Dienstagnachmittag in Würzburg, eine Woche vor Heiligabend. Im Müller-Laden in der Innenstadt ist Hochbetrieb. Mittendrin steht Daniel Kestler, der die ersten Geschenke entgegennimmt, die das Verkaufsteam liebevoll eingepackt hat. "Oh, der Weihnachtsmann ohne Kostüm", sagt ein Kunde und verschwindet lachend hinter einem Spielzeugregal.
Kestler hat tatsächlich etwas mit dem Weihnachtsmann gemeinsam: Mit Unterstützung seiner Familie erfüllt er einen Wunschzettel - und zwar einen ganz besonderen. Um die 90 Wünsche stehen auf den drei Seiten Papier, die er ausgedruckt und mitgebracht hat. Sie kommen von Hannah, Luis und Leonie; Max, Luisa oder Malio. Sie alle müssen Weihnachten auf der Kinderkrebsstation des Uniklinikums Würzburg verbringen. Kestler will ihnen mit seiner Spende eine Freude machen.
Schon seit fünf Jahren bestellt der Kürnacher deshalb jeweils ein Geschenk für die kleinen und großen Kinder auf der Station. Meist um die Weihnachtszeit, einmal hat er auch schon zu Ostern geschenkt. Die Elterninitiative Regenbogen für leukämie- und tumorkranke Kinder Würzburg ist dankbar für das Angebot. "Wir freuen uns natürlich, und vor allem die Kinder", sagt Yevgeniya Ronis.

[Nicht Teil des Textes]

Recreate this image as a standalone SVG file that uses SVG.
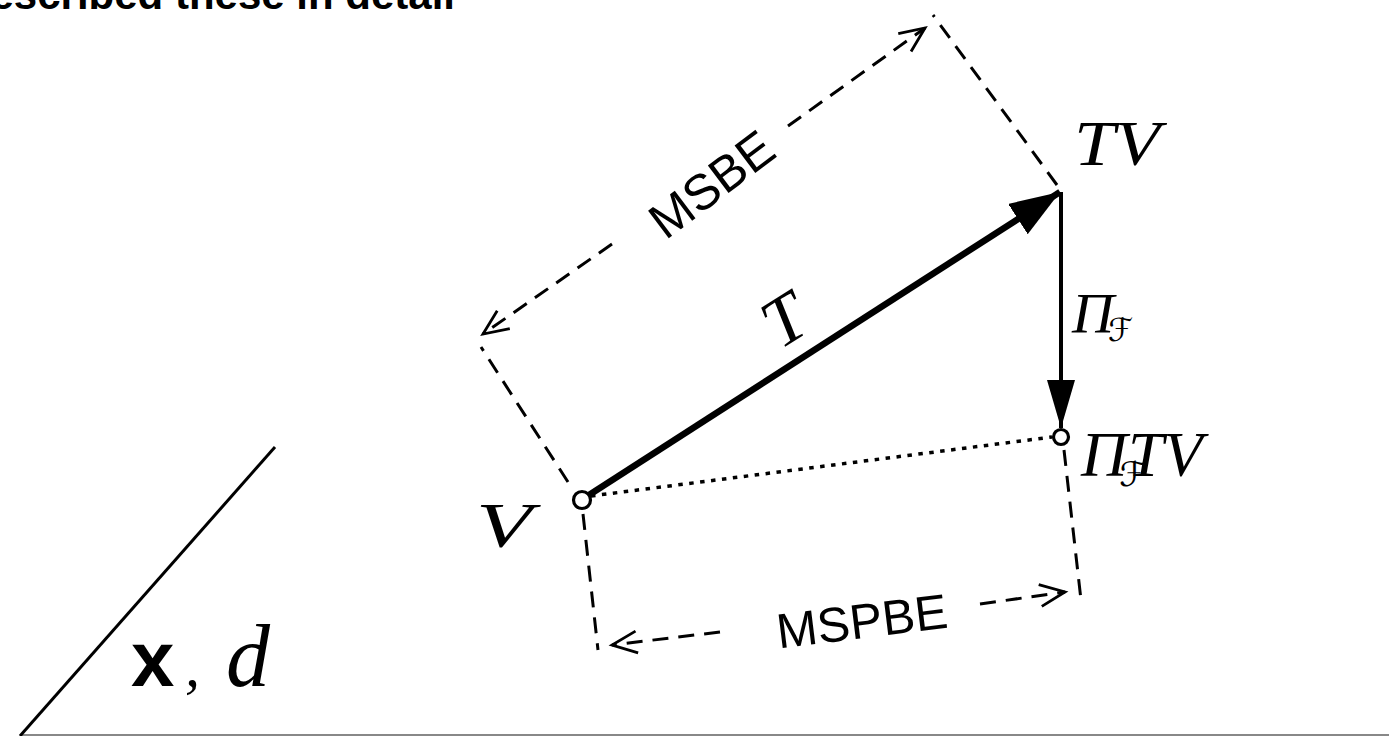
<svg xmlns="http://www.w3.org/2000/svg" width="1389" height="736" viewBox="0 0 1389 736">
<style>
.dash{fill:none;stroke:#000;stroke-width:3;stroke-dasharray:16 10}
.dot{fill:none;stroke:#000;stroke-width:3.5;stroke-dasharray:4.5 6.5}
.math{font-family:"Liberation Serif","DejaVu Serif",serif;font-style:italic;fill:#000}
.cal{font-family:"DejaVu Sans",sans-serif;font-style:normal}
.lab{font-family:"Liberation Sans",Arial,sans-serif;fill:#000}
.pt{fill:#fff;stroke:#000;stroke-width:3.2}
</style>
<defs>
<marker id="fill" markerUnits="userSpaceOnUse" markerWidth="56" markerHeight="40" refX="50" refY="18" orient="auto">
<path d="M0,0 L50,18 L0,36 Z" fill="#000"/>
</marker>
<marker id="fill2" markerUnits="userSpaceOnUse" markerWidth="56" markerHeight="34" refX="48" refY="14" orient="auto">
<path d="M0,0 L48,14 L0,28 Z" fill="#000"/>
</marker>
<marker id="open" markerUnits="userSpaceOnUse" markerWidth="34" markerHeight="34" refX="27" refY="14" orient="auto">
<path d="M2,3 L27,14 L2,25" fill="none" stroke="#000" stroke-width="2.8"/>
</marker>
</defs>
<text class="lab" x="455" y="9" font-size="42" font-weight="bold" text-anchor="end">described these in detail</text>
<line x1="22" y1="735" x2="1389" y2="735" stroke="#888" stroke-width="2"/>
<g id="connectors">
<path class="dash" d="M568,482 L481,347"/>
<path class="dash" d="M1057,185 L933,15"/>
<path class="dash" d="M583,514 L598,650"/>
<path class="dash" d="M1064,450 L1081,600"/>
<path class="dash" d="M612,244 L483,334" marker-end="url(#open)"/>
<path class="dash" d="M788,126 L925,28" marker-end="url(#open)"/>
<path class="dash" d="M720,632 L612,645" marker-end="url(#open)"/>
<path class="dash" d="M980,604 L1065,592" marker-end="url(#open)"/>
<path class="dot" d="M591,496 L1052,437"/>
<line x1="589" y1="495" x2="1060" y2="192" stroke="#000" stroke-width="6.5" marker-end="url(#fill)"/>
<line x1="1061" y1="192" x2="1061" y2="428" stroke="#000" stroke-width="4" marker-end="url(#fill2)"/>
</g>
<g id="V"><circle class="pt" cx="582" cy="500" r="8.5"/><text class="math" x="476" y="547" font-size="64" textLength="56" lengthAdjust="spacingAndGlyphs">V</text></g>
<g id="TV"><text class="math" x="1074" y="165" font-size="64" textLength="86" lengthAdjust="spacingAndGlyphs">TV</text></g>
<g id="PiTV"><circle class="pt" cx="1061" cy="437" r="7.5"/><text class="math" x="1081" y="476" font-size="64">Π<tspan class="cal" font-size="34" dy="10" dx="-8">ℱ</tspan><tspan dy="-10" dx="-18">TV</tspan></text></g>
<g id="labels">
<text class="math" font-size="70" transform="translate(780,350) rotate(-32)">T</text>
<text class="math" x="1072" y="333" font-size="58">Π<tspan class="cal" font-size="32" dy="8" dx="-6">ℱ</tspan></text>
<text class="lab" font-size="50" text-anchor="middle" transform="translate(722,198) rotate(-37)">MSBE</text>
<text class="lab" font-size="49" text-anchor="middle" transform="translate(864,638) rotate(-7)">MSPBE</text>
</g>
<g id="xd">
<line x1="275" y1="447" x2="20" y2="736" stroke="#000" stroke-width="3"/>
<text y="686"><tspan class="lab" x="131" font-weight="bold" font-size="78">x</tspan><tspan class="math" x="185" font-style="normal" font-size="60">,</tspan><tspan class="math" x="226" font-size="88">d</tspan></text>
</g>
</svg>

Kestler ist froh, dass sich das Team um die Übergabe kümmert
Der Verein übergibt die Geschenke in diesen Tagen an das psychosoziale Team der Uniklinik. Die Mitarbeitenden verteilen die Geschenke dann an die Kinder und Jugendlichen. Auf dem Gabentisch werden Spiele wie "Die Siedler von Catan", Bücher oder bunte Häkelwolle liegen. Kestler ist froh, dass sich das Team um die Übergabe kümmert. "Ich kann das nicht selbst, das bringe ich nicht übers Herz", sagt der 39-Jährige, der lieber im Hintergrund bleibt. Den Artikel verdankt er einer dankbaren Familie, die die Redaktion auf die Spendenaktion aufmerksam gemacht hat.
Kestler hat sie gestartet, nachdem er eine Begegnung mit einem krebskranken Jungen hatte, die ihm nahe ging. Zudem weiß er durch einen Fall in der Familie seiner Frau, welche Belastungen die Krankheit mit sich bringt. "Mir geht’s um Gerechtigkeit, und da wo die Gesundheit aufhört, hört auch die Gerechtigkeit auf", sagt er. Kestler ist ein Familienmensch und mit fünf Geschwistern aufgewachsen.
Manchmal nimmt er seine Kinder mit, wenn er die Geschenke abgibt
Heute hat er selbst drei Kinder im Alter von drei, sechs und neun Jahren. Der Gedanke, dass andere Kinder Weihnachten nicht zu Hause feiern können, macht ihn traurig. Er versucht seinen Kindern zu vermitteln, dass es wichtig ist, auch auf andere zu schauen. Manchmal nimmt er sie mit, wenn er die Geschenke abgibt. "Ich sage ihnen dann, dass wir dem Christkind helfen".
Die Geschenke, deren Wert sich zwischen zwei- und viertausend Euro summiert, sollen ein Zeichen der Aufmerksamkeit sein und Freude schenken. Kestler, der sich gerade mit der ersten Kognitivschule Deutschlands selbstständig gemacht hat, will auch an die Eltern denken. Er erzählt von einem Crepes-Maker und einem Beamer für den Aufenthaltsraum, schließlich verbringen die Angehörigen viel Zeit in der Klinik. Die Regenbogen-Initiative hat sich außerdem Spiele für den monatlichen Spieleabend gewünscht.
Fragt man ihn nach seinem eigenen Wunschzettel, lacht Kestler auf, bevor er wieder ernst wird. "Auch wenn es platt klingt, stände da wahrscheinlich die Gesundheit", sagt er und ergänzt: "Ich wünsche mir außerdem, dass diese Ich-Gesellschaft aufhört. Um zu helfen, muss man auch gar nicht so weit weg schauen".